Coins bend. Foreign objects get inserted. Mechanisms wear out. Each failure means downtime, refunds, and complaints.
Payment kiosks centralise complexity into one robust system instead of spreading it across every machine. That means:
Fewer points of failure
Easier diagnostics
Lower long-term maintenance costs
Over time, this shifts your role from firefighting to managing. You’re no longer reacting to breakdowns; you’re overseeing a system.
Do payment kiosks improve security?
Coins are an obvious target. Break-ins aren’t subtle when cash is involved, and even small thefts add up over a year.

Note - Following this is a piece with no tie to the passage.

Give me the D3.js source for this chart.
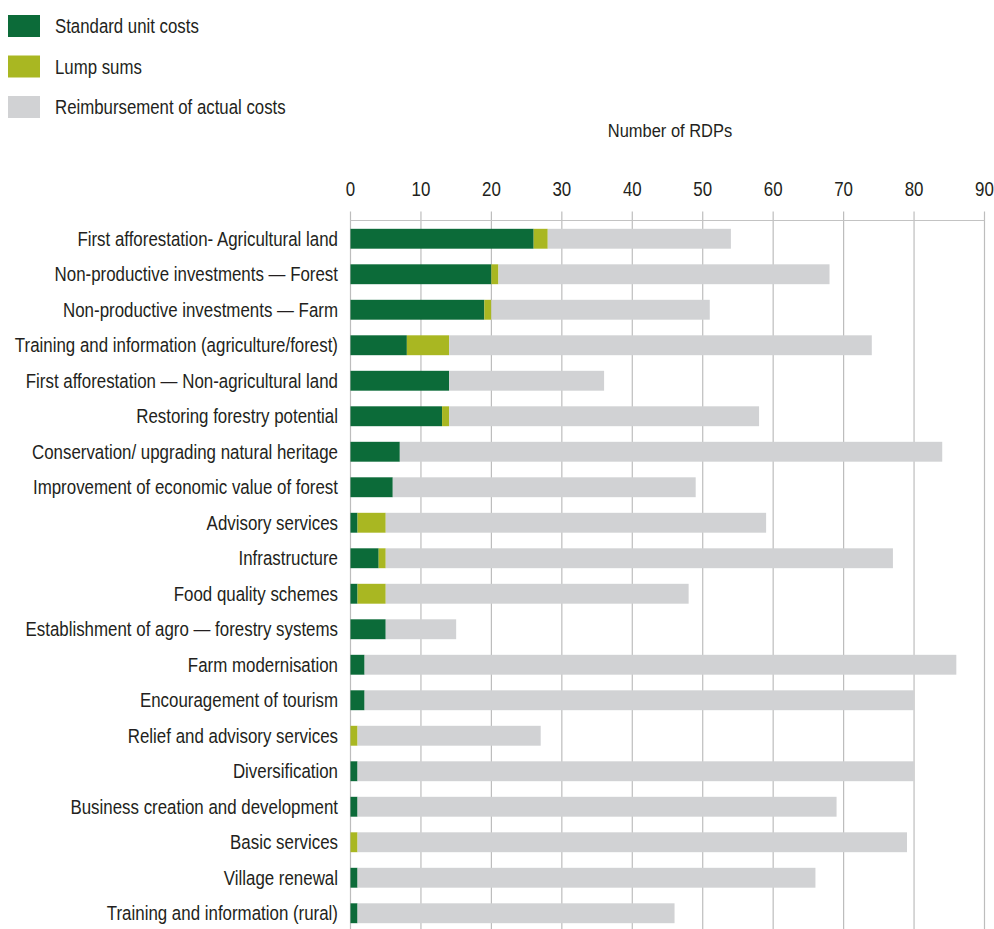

Kiosks reduce physical cash handling dramatically. Many stores run with minimal on-site cash, which lowers risk and insurance headaches. Even when cash is accepted, it’s consolidated into a single secure unit instead of dozens of machines.
There’s also digital security. Modern kiosks provide transaction logs, usage data, and clear audit trails—something coins can never offer.
Why data matters more than most owners realise
This is where the strategic advantage really shows.
Coin systems tell you almost nothing beyond “the machine ran.” Payment kiosks, on the other hand, quietly collect insights:
Peak usage times
Machine popularity
Price sensitivity
Payment method preferences
This data allows owners to optimise pricing, schedule maintenance intelligently, and even adjust store hours. It’s the difference between guessing and knowing.
Mark Ritson often talks about competitive advantage coming from better decisions, not just better tactics. Data-enabled systems give you that edge.
Are customers actually happier with kiosks?
Short answer: yes.
Not because they love technology—but because it removes small irritations they’ve learned to tolerate. No coins. No surprises. No awkward machine failures.
Social proof plays a role here too. As more laundromats adopt kiosks, customers begin to expect them. Walk into a store without one and it feels dated, even if the machines are clean.
Anyone who’s watched a new customer confidently tap and go—while another struggles with coins in an older store—has seen this shift happen in real time.
Do kiosks make sense for smaller laundromats?
There’s a myth that kiosks only work for large, high-volume locations. In reality, smaller operators often benefit the most.
Why?
Less staff time spent on cash handling
Fewer service calls
More predictable revenue
Even modest increases in average spend can compound over time. A few extra dollars per customer, per week, quietly turns into thousands over a year.
Industry bodies like the Coin Laundry Association have consistently highlighted automation and cashless systems as a key driver of long-term profitability and operational stability.
Coins vs kiosks: what’s the real difference?
| Feature | Coin-Operated Systems | Payment Kiosks |
|---|---|---|
| Customer friction | High | Low |
| Maintenance | Frequent | Centralised |
| Security risk | Higher | Lower |
| Data visibility | None | Detailed |
| Average spend | Lower | Higher |
Seen this way, the choice becomes less about technology and more about behaviour, efficiency, and control.
Frequently asked questions
Do older customers struggle with kiosks?
Most don’t. Clear screens and familiar payment methods make adoption easier than many owners expect.
Can kiosks still accept cash?
Yes. Many systems support both cash and cashless payments, easing the transition.
Will removing coins upset regulars?
Only briefly. Once people experience the convenience, resistance fades quickly.
The quiet shift that keeps paying off
Payment kiosks don’t shout. They just work—reducing friction, smoothing decisions, and nudging customers to spend a little more without feeling pushed.
Over time, those small behavioural nudges add up. Less stress. Fewer problems. Better margins.
And for laundromat owners looking to modernise without reinventing their business, adopting a well-designed laundromat kiosk often becomes one of those decisions that feels obvious in hindsight.